Pictures are not part of the copy. Retype the lines from the first one through the line that contains "0.010, 0.0, 0.0]".

#####

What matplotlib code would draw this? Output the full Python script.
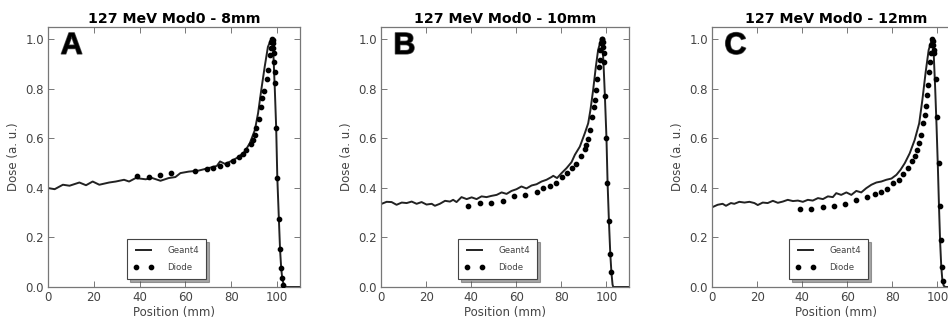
import matplotlib
matplotlib.use("Agg")
import matplotlib.pyplot as plt
import matplotlib.patheffects as pe

titles = ["127 MeV Mod0 - 8mm", "127 MeV Mod0 - 10mm", "127 MeV Mod0 - 12mm"]
letters = ["A", "B", "C"]

# Geant4 simulated depth-dose curves (position mm, dose a.u.)
g4_x_a = [0.4, 2.9, 6.5, 9.4, 13.7, 16.6, 19.5, 22.4, 26.7, 29.6, 33.2, 35.4, 38.3, 42.6, 45.5,
          49.1, 52.7, 55.6, 57.8, 61.4, 65.7, 70.0, 73.7, 75.1, 77.3, 80.1, 83.0, 85.9, 88.1,
          90.3, 91.7, 93.1, 94.6, 96.0, 97.4, 98.3, 99.0, 99.6, 100.1, 100.8, 101.3, 101.8,
          102.3, 103.0, 104.0, 110.0]
g4_y_a = [0.399, 0.395, 0.413, 0.409, 0.422, 0.411, 0.426, 0.413, 0.422, 0.426, 0.433, 0.426,
          0.440, 0.435, 0.440, 0.429, 0.440, 0.444, 0.460, 0.466, 0.470, 0.480, 0.489, 0.507,
          0.497, 0.509, 0.524, 0.547, 0.581, 0.634, 0.702, 0.796, 0.890, 0.970, 1.000, 0.960,
          0.800, 0.644, 0.440, 0.270, 0.150, 0.075, 0.030, 0.008, 0.0, 0.0]

g4_x_b = [0.3, 2.5, 4.7, 6.9, 9.2, 11.4, 13.6, 15.8, 18.0, 20.2, 22.5, 23.9, 26.1, 28.4, 30.6,
          32.0, 33.5, 35.7, 38.0, 40.2, 42.4, 44.6, 46.8, 49.0, 51.3, 53.5, 55.7, 57.9, 60.1,
          62.3, 64.5, 66.8, 69.0, 71.2, 73.4, 75.6, 76.4, 78.1, 80.1, 82.3, 84.5, 86.0, 88.2,
          90.4, 91.9, 92.9, 94.1, 95.3, 96.3, 97.6, 98.3, 98.8, 99.3, 100.0, 100.5, 101.1,
          101.7, 102.2, 102.7, 103.0, 110.0]
g4_y_b = [0.336, 0.344, 0.343, 0.332, 0.341, 0.339, 0.345, 0.336, 0.343, 0.333, 0.336, 0.328,
          0.336, 0.348, 0.345, 0.352, 0.343, 0.363, 0.355, 0.362, 0.355, 0.366, 0.363, 0.368,
          0.372, 0.382, 0.376, 0.388, 0.395, 0.406, 0.398, 0.410, 0.415, 0.426, 0.433, 0.444,
          0.449, 0.440, 0.460, 0.480, 0.504, 0.534, 0.567, 0.621, 0.661, 0.715, 0.796, 0.890,
          0.957, 1.000, 0.970, 0.880, 0.773, 0.603, 0.420, 0.265, 0.134, 0.059, 0.010, 0.0, 0.0]

g4_x_c = [0.3, 2.5, 4.7, 6.2, 8.4, 9.9, 12.1, 14.4, 16.6, 18.8, 20.3, 22.5, 24.7, 27.0, 29.2,
          31.4, 33.6, 35.9, 38.1, 40.3, 42.5, 44.7, 47.0, 49.2, 51.4, 53.6, 55.1, 57.3, 59.6,
          61.8, 64.0, 66.2, 68.4, 70.7, 72.9, 75.1, 77.3, 79.6, 81.8, 83.6, 85.5, 87.7, 89.9,
          91.9, 93.3, 94.8, 96.1, 97.5, 98.3, 99.0, 99.6, 100.2, 100.7, 101.2, 101.7, 102.2,
          102.8, 103.5, 110.0]
g4_y_c = [0.323, 0.332, 0.336, 0.328, 0.339, 0.336, 0.344, 0.341, 0.344, 0.339, 0.331, 0.341,
          0.339, 0.348, 0.340, 0.345, 0.352, 0.347, 0.349, 0.344, 0.352, 0.349, 0.359, 0.355,
          0.366, 0.363, 0.379, 0.372, 0.382, 0.372, 0.388, 0.382, 0.399, 0.413, 0.422, 0.426,
          0.433, 0.438, 0.453, 0.473, 0.500, 0.540, 0.594, 0.661, 0.755, 0.870, 0.957, 1.000,
          0.950, 0.800, 0.650, 0.480, 0.320, 0.180, 0.080, 0.025, 0.005, 0.0, 0.0]

# Diode measurements
d_x_a = [39.0, 44.0, 49.1, 53.9, 64.0, 69.3, 72.2, 75.1, 78.0, 80.9, 83.3, 85.2, 86.6, 88.5,
         89.5, 90.3, 91.0, 92.0, 92.9, 93.6, 94.3, 95.4, 96.0, 96.7, 97.2, 97.5, 97.8, 98.1,
         98.2, 98.3, 98.5, 98.6, 98.9, 99.0, 99.6, 100.1, 100.8, 101.2, 101.7, 102.1, 102.7]
d_y_a = [0.450, 0.446, 0.454, 0.460, 0.470, 0.476, 0.480, 0.487, 0.497, 0.509, 0.527, 0.536,
         0.554, 0.578, 0.594, 0.614, 0.641, 0.677, 0.728, 0.762, 0.793, 0.840, 0.876, 0.937,
         0.964, 0.990, 1.000, 0.997, 0.984, 0.964, 0.944, 0.910, 0.870, 0.825, 0.644, 0.440,
         0.274, 0.155, 0.077, 0.035, 0.010]

d_x_b = [38.7, 43.9, 48.7, 53.9, 58.9, 63.8, 69.0, 71.9, 74.9, 77.8, 80.5, 82.6, 84.5, 86.7,
         88.9, 90.4, 91.1, 92.0, 92.9, 93.8, 94.4, 95.0, 95.5, 96.0, 96.7, 97.0, 97.3, 97.6,
         97.9, 98.2, 98.4, 98.5, 98.7, 98.8, 99.3, 100.0, 100.4, 101.2, 101.6, 102.2]
d_y_b = [0.328, 0.339, 0.341, 0.347, 0.368, 0.372, 0.383, 0.398, 0.409, 0.422, 0.446, 0.460,
         0.480, 0.497, 0.531, 0.556, 0.574, 0.598, 0.634, 0.685, 0.726, 0.755, 0.796, 0.839,
         0.890, 0.917, 0.957, 0.984, 1.000, 1.000, 0.990, 0.970, 0.944, 0.910, 0.773, 0.603,
         0.420, 0.265, 0.134, 0.059]

d_x_c = [39.1, 44.0, 49.2, 54.1, 59.0, 64.0, 68.7, 72.1, 75.1, 77.6, 80.3, 83.0, 84.7, 87.0,
         88.9, 89.9, 91.0, 91.9, 92.9, 93.6, 94.4, 94.8, 95.4, 95.9, 96.3, 96.7, 97.0, 97.3,
         97.8, 98.1, 98.2, 98.4, 98.5, 99.3, 99.9, 100.6, 101.0, 101.5, 101.9, 102.5]
d_y_c = [0.315, 0.317, 0.325, 0.328, 0.335, 0.352, 0.363, 0.376, 0.384, 0.395, 0.419, 0.433,
         0.456, 0.480, 0.507, 0.530, 0.554, 0.583, 0.614, 0.664, 0.695, 0.731, 0.776, 0.816,
         0.870, 0.910, 0.944, 0.977, 1.000, 0.995, 0.977, 0.957, 0.944, 0.839, 0.688, 0.500,
         0.328, 0.188, 0.079, 0.023]

g4_x = [g4_x_a, g4_x_b, g4_x_c]
g4_y = [g4_y_a, g4_y_b, g4_y_c]
d_x = [d_x_a, d_x_b, d_x_c]
d_y = [d_y_a, d_y_b, d_y_c]

xticks = [0, 20, 40, 60, 80, 100]
yticks = [0.0, 0.2, 0.4, 0.6, 0.8, 1.0]

plt.rcParams['font.family'] = ['DejaVu Sans']
W, H = 948, 320
fig = plt.figure(figsize=(W / 100, H / 100), dpi=100)

boxes = [(48, 252), (381, 248), (712, 248)]
top_px, bot_px = 27, 287
label_col = '#444444'
spine_col = '#777777'

for i in range(3):
    l, w = boxes[i]
    ax = fig.add_axes([l / W, 1 - bot_px / H, w / W, (bot_px - top_px) / H])
    ax.plot(g4_x[i], g4_y[i], color='#222222', lw=1.4, label='Geant4', zorder=2)
    ax.plot(d_x[i], d_y[i], 'o', color='black', ms=3.1, label='Diode', zorder=3)
    ax.set_xlim(0, 110)
    ax.set_ylim(0, 1.05)
    ax.set_xticks(xticks)
    ax.set_yticks(yticks)
    ax.set_yticklabels([f"{v:.1f}" for v in yticks])
    ax.tick_params(direction='in', length=4, width=0.7, top=True, right=True,
                   labelsize=8.5, labelcolor=label_col, color=spine_col, pad=3)
    for s in ax.spines.values():
        s.set_color(spine_col)
        s.set_linewidth(0.9)
    ax.set_xlabel('Position (mm)', fontsize=8.5, color=label_col, labelpad=1)
    ax.set_ylabel('Dose (a. u.)', fontsize=8.5, color=label_col, labelpad=4)
    ax.set_title(titles[i], fontsize=10.2, fontweight='bold', pad=3)
    ax.text(0.05, 0.985, letters[i], transform=ax.transAxes, fontsize=22,
            fontweight='bold', family='Liberation Sans', va='top', ha='left',
            color='black',
            path_effects=[pe.withStroke(linewidth=1.0, foreground='#555555')])
    leg = ax.legend(loc='lower center', bbox_to_anchor=(0.47, 0.03), fontsize=6.2,
                    numpoints=2, frameon=True, shadow=True, fancybox=False,
                    handlelength=2.3, borderpad=0.8, labelspacing=1.0,
                    handletextpad=1.6, borderaxespad=0)
    leg.get_frame().set_edgecolor('#444444')
    leg.get_frame().set_linewidth(0.8)
    for t in leg.get_texts():
        t.set_color(label_col)

fig.savefig('out.png', dpi=100, facecolor='white')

#####

### Right answer
What matplotlib code would draw this? Output the full Python script.
import matplotlib
matplotlib.use("Agg")
import matplotlib.pyplot as plt
import matplotlib.patheffects as pe

titles = ["127 MeV Mod0 - 8mm", "127 MeV Mod0 - 10mm", "127 MeV Mod0 - 12mm"]
letters = ["A", "B", "C"]

# Geant4 simulated depth-dose curves (position mm, dose a.u.)
g4_x_a = [0.4, 2.9, 6.5, 9.4, 13.7, 16.6, 19.5, 22.4, 26.7, 29.6, 33.2, 35.4, 38.3, 42.6, 45.5,
          49.1, 52.7, 55.6, 57.8, 61.4, 65.7, 70.0, 73.7, 75.1, 77.3, 80.1, 83.0, 85.9, 88.1,
          90.3, 91.7, 93.1, 94.6, 96.0, 97.4, 98.3, 99.0, 99.6, 100.1, 100.8, 101.3, 101.8,
          102.3, 103.0, 104.0, 110.0]
g4_y_a = [0.399, 0.395, 0.413, 0.409, 0.422, 0.411, 0.426, 0.413, 0.422, 0.426, 0.433, 0.426,
          0.440, 0.435, 0.440, 0.429, 0.440, 0.444, 0.460, 0.466, 0.470, 0.480, 0.489, 0.507,
          0.497, 0.509, 0.524, 0.547, 0.581, 0.634, 0.702, 0.796, 0.890, 0.970, 1.000, 0.960,
          0.800, 0.644, 0.440, 0.270, 0.150, 0.075, 0.030, 0.008, 0.0, 0.0]

g4_x_b = [0.3, 2.5, 4.7, 6.9, 9.2, 11.4, 13.6, 15.8, 18.0, 20.2, 22.5, 23.9, 26.1, 28.4, 30.6,
          32.0, 33.5, 35.7, 38.0, 40.2, 42.4, 44.6, 46.8, 49.0, 51.3, 53.5, 55.7, 57.9, 60.1,
          62.3, 64.5, 66.8, 69.0, 71.2, 73.4, 75.6, 76.4, 78.1, 80.1, 82.3, 84.5, 86.0, 88.2,
          90.4, 91.9, 92.9, 94.1, 95.3, 96.3, 97.6, 98.3, 98.8, 99.3, 100.0, 100.5, 101.1,
          101.7, 102.2, 102.7, 103.0, 110.0]
g4_y_b = [0.336, 0.344, 0.343, 0.332, 0.341, 0.339, 0.345, 0.336, 0.343, 0.333, 0.336, 0.328,
          0.336, 0.348, 0.345, 0.352, 0.343, 0.363, 0.355, 0.362, 0.355, 0.366, 0.363, 0.368,
          0.372, 0.382, 0.376, 0.388, 0.395, 0.406, 0.398, 0.410, 0.415, 0.426, 0.433, 0.444,
          0.449, 0.440, 0.460, 0.480, 0.504, 0.534, 0.567, 0.621, 0.661, 0.715, 0.796, 0.890,
          0.957, 1.000, 0.970, 0.880, 0.773, 0.603, 0.420, 0.265, 0.134, 0.059, 0.010, 0.0, 0.0]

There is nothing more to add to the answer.